Statistics in Canada
The statistical history of Canada began more than three centuries ago. The first systematic census (e.g., complete enumeration of a population) was carried out in New France in 1665–66 for King Louis XIV by Intendant Jean Talon. The documents Talon prepared are in the National Archives of Canada in Ottawa. The first nationwide census took place in 1871. The census is now the responsibility of Statistics Canada, formerly the Dominion Bureau of Statistics (established in 1918).
Some Canadian universities have separate statistics departments (e.g., British Columbia, Manitoba, Toronto, Waterloo). Others have joint departments or have kept statistics within mathematics departments. There are departments that include biostatistics (e.g., McGill, McMaster, Toronto, Western). Statistics often forms part of the curriculum of subjects that make use of quantitative techniques (e.g., in economics departments, schools of business and commerce, and various physical, social and biological sciences).

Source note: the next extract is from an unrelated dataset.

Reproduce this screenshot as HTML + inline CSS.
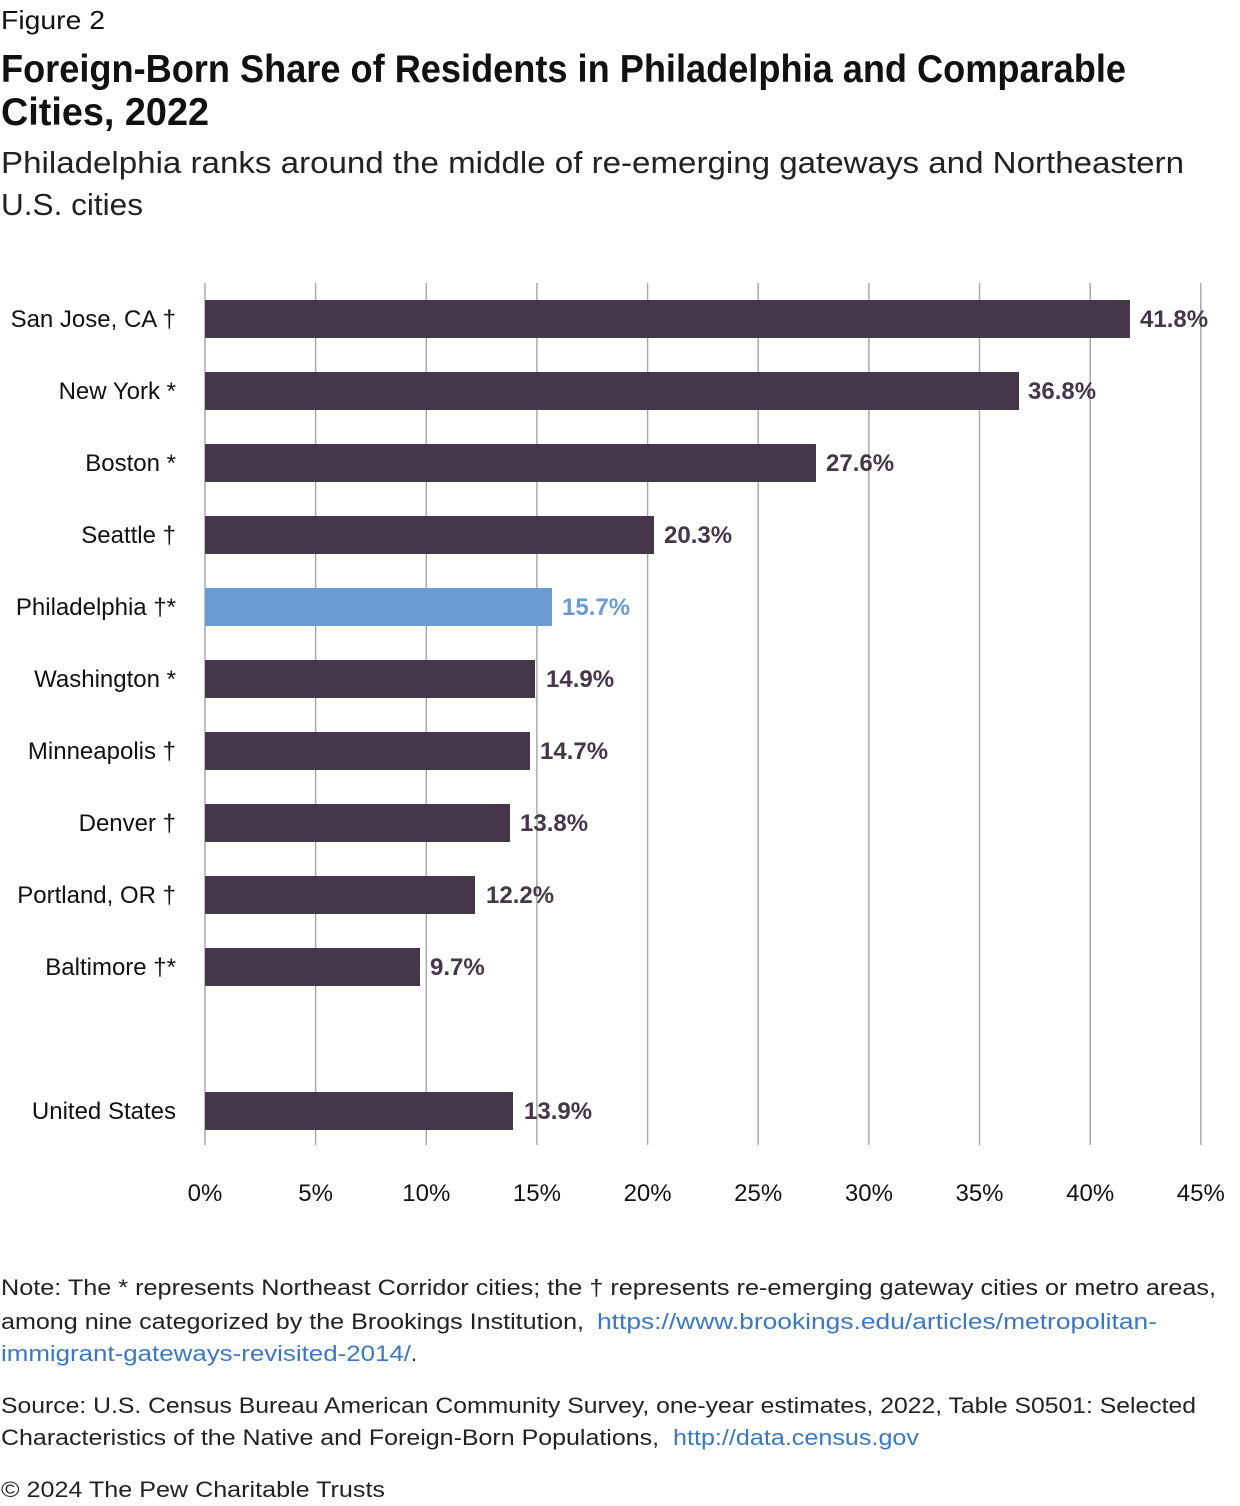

The Canadian statistics profession is represented by the Statistical Society of Canada (established in 1978), which publishes The Canadian Journal of Statistics. The society has annual meetings and elects honorary members who have made important contributions to the field. These include C. H. Goulden, who used experimental design to overcome rust fungus in grain and wrote an important early textbook, Methods of Statistical Analysis (1939).
The federal government supports statistical science through the Natural Sciences and Engineering Research Council. In Quebec, the provincial government’s Fonds de recherche also supports the field. Canadian statistics has a clear presence on the international scene, from the many invitations Canadian researchers receive from abroad, to the hosting of important international meetings in Canada.
Advances in computer technology since the mid-20th century have led to new applications of statistics (see Computer Science). Researchers can now analyze massive amounts of data, find patterns in these data, and make predictions based on them. Climate science, for example, uses large data sets to predict changes in global average temperatures and the impacts of climate change on ice sheets (see also Climate Information). Current applications of artificial intelligence technologies such as machine learning also rely on the collection and analysis of so-called “big data” — for instance, in the development of self-driving cars.
Statistical meta-analysis is increasingly used in scientific research. This method combines the findings of multiple separate studies to help researchers better understand their results. Meta-analyses are common in medicine, where they have been used to make conclusions about the efficacy of medications and other health interventions.